Dans son article, Laura Calabresse (2014) explique que le discours d'information n'est pas caractérisé par une obscurité sémantique. Et si ce discours fait appel à des discours spécialisés, il n'en produit pas autant lui-même. Selon l'auteure, le discours d'expert est gage de réalité, de sérieux, jouant le plus souvent le rôle de preuve ou expliquant un phénomène de société, un problème public, un évènement. Elle conçoit que le discours d'expert est souvent convoqué et fait partie des protocoles de rédaction des journalistes, mais n'est pas constitutif du discours d'information.
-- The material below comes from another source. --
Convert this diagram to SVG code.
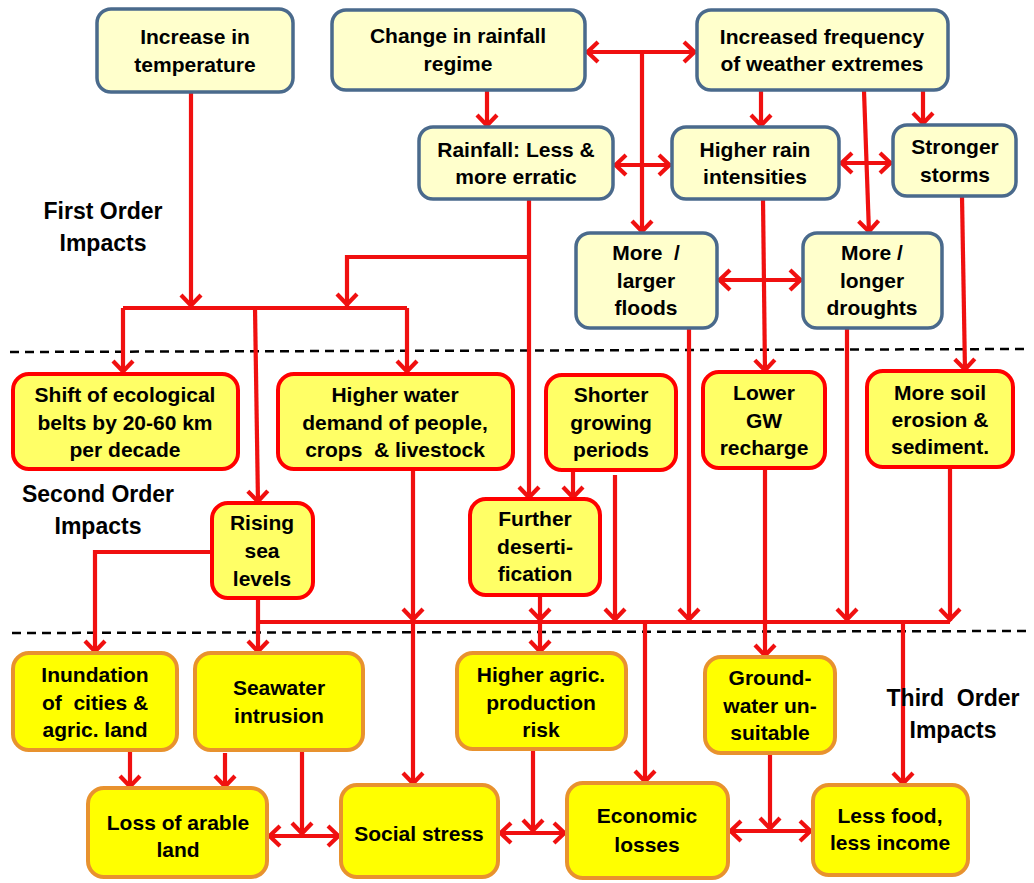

Elle avance que la matière sur laquelle est construit le discours d'information est constituée de connaissances mondaines (au sens de phénomènes) auxquelles les citoyens lambda n'ont pas d'accès direct, c'est effectivement l'inscription socio-professionnelle des acteurs qui légitime ce discours et qui lui permet d'accéder au rang de discours spécialisé. Ce n'est donc pas la nature de la connaissance qui importe ici, mais son mode de donation médiatisé et asymétrique.

Dans cette optique, nous pensons que le processus de légitimation du discours médiatique, tel que conçu dans le cadre de cette étude, se limite à démontrer les éléments qui ont participé à la construction des événements politiques et à déterminer leur mise en forme. Notre intention n'est pas de reprendre la conception de Laura Calabresse. Ce que nous recherchons, c'est d'approcher la matière sur laquelle est construit le discours.

1.3.4. Patrick Charaudeau : Ethique du discours médiatique

Patrick charaudeau (2009, 51-57) analyse la sphère médiatique par une double logique. Cette sphère fonctionne par la logique symbolique qui s'inscrit dans une finalité démocratique en se mettant idéalement au service de l'opinion publique et de la citoyenneté en l'informant sur des événements qui se produisent dans l'espace public et en contribuant au débat social et politique par la mise en scène de la confrontation des idées.

Charaudeau explique que la logique pragmatique cherche à capter le public, car pour pouvoir survivre, tout organe d'information doit tenir compte de la concurrence sur le marché de l'information, en mettant en oeuvre des stratégies de séduction qui entrent en contradiction avec le souci de bien informer. C'est dans cette contradiction, selon lui, que se trouve le discours médiatique.

Charaudeau fait une démarcation entre le dispositif socio-communicationnel et l'acte de mise en scène du discours. Pour lui, le dispositif fait partie des conditions contractuelles de production de l'acte langagier, avec les instructions qu'il donne au sujet, mais il n'en constitue pas la totalité. Dans cette démarcation, découlent deux actes de communication (englobant) et d'énonciation (spécifiant).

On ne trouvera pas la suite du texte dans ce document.